Without the pictures, extract every line from the start of the material to the line containing "10.0, 15.0, 20.0]", both ends included.

» Data excerpt
+---+

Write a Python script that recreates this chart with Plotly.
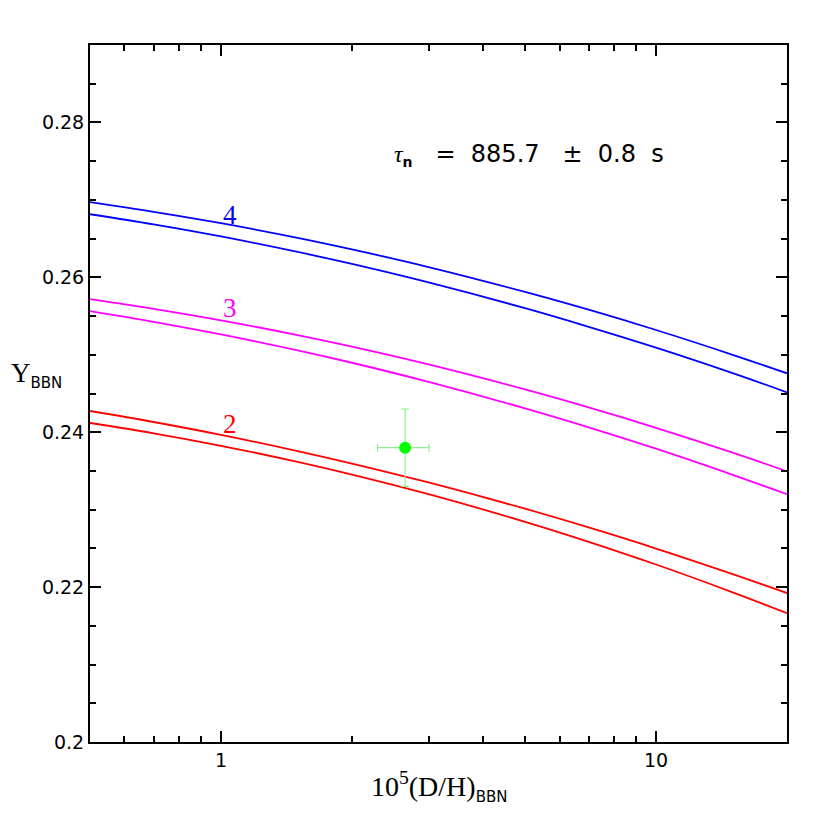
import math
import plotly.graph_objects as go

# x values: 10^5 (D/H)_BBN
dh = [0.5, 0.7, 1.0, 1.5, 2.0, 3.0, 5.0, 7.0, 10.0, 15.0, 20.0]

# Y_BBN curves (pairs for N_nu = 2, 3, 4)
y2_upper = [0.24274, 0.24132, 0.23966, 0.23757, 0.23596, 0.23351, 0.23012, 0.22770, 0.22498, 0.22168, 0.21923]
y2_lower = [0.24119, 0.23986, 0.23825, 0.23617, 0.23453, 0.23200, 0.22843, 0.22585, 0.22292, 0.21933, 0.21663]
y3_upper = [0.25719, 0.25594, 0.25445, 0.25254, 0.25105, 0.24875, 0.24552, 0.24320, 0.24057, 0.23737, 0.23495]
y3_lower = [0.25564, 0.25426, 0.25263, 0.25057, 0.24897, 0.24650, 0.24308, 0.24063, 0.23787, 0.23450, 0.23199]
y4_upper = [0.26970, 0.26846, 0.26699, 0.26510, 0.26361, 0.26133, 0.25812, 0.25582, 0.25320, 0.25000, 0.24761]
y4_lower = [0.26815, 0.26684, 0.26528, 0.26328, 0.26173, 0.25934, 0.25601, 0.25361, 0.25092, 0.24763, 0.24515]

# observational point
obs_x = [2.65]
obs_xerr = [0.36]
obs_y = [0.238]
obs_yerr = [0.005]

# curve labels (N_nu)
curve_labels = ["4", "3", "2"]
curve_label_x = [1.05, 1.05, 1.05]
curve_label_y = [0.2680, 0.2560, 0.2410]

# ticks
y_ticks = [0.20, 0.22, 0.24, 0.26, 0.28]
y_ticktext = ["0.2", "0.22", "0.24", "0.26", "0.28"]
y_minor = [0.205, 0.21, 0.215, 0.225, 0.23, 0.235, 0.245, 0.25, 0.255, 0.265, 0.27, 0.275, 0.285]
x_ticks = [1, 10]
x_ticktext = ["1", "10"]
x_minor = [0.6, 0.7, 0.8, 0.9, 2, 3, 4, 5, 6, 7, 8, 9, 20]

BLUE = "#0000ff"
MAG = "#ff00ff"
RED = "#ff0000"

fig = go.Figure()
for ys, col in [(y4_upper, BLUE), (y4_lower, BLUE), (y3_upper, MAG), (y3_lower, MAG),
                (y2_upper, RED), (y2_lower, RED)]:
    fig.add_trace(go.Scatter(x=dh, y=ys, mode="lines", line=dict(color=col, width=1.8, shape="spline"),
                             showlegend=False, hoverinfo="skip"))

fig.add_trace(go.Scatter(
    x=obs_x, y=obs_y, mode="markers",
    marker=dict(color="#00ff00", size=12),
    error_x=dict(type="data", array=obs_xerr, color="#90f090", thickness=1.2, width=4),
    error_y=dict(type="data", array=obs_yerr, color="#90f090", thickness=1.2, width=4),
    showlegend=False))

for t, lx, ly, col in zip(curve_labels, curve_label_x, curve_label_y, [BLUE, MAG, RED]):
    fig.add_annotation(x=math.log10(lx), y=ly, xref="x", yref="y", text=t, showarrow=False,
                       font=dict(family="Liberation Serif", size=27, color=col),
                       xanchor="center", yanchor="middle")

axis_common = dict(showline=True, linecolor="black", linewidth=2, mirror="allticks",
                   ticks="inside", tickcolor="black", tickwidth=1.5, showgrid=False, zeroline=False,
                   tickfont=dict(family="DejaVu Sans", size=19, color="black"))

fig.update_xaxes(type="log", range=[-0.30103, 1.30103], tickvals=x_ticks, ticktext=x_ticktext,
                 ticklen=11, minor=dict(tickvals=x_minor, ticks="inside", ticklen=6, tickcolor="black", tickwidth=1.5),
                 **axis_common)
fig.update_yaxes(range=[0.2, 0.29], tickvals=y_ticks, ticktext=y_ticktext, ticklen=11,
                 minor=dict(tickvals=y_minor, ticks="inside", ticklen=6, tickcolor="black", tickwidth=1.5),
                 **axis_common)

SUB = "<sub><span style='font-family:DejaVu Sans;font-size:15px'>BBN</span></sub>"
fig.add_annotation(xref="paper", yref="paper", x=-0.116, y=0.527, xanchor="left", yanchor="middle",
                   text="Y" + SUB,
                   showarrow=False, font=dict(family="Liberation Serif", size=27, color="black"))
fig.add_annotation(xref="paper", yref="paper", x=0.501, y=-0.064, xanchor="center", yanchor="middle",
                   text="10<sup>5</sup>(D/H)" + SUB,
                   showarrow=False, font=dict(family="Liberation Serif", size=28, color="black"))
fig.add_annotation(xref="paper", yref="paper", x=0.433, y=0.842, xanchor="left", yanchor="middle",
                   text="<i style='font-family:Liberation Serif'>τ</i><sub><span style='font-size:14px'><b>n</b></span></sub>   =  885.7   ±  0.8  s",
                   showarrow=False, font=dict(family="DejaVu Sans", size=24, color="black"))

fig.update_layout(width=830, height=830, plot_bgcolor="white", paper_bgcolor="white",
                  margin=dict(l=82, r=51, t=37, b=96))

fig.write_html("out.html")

+---+

» Problem solution
Write a Python script that recreates this chart with Plotly.
import math
import plotly.graph_objects as go

# x values: 10^5 (D/H)_BBN
dh = [0.5, 0.7, 1.0, 1.5, 2.0, 3.0, 5.0, 7.0, 10.0, 15.0, 20.0]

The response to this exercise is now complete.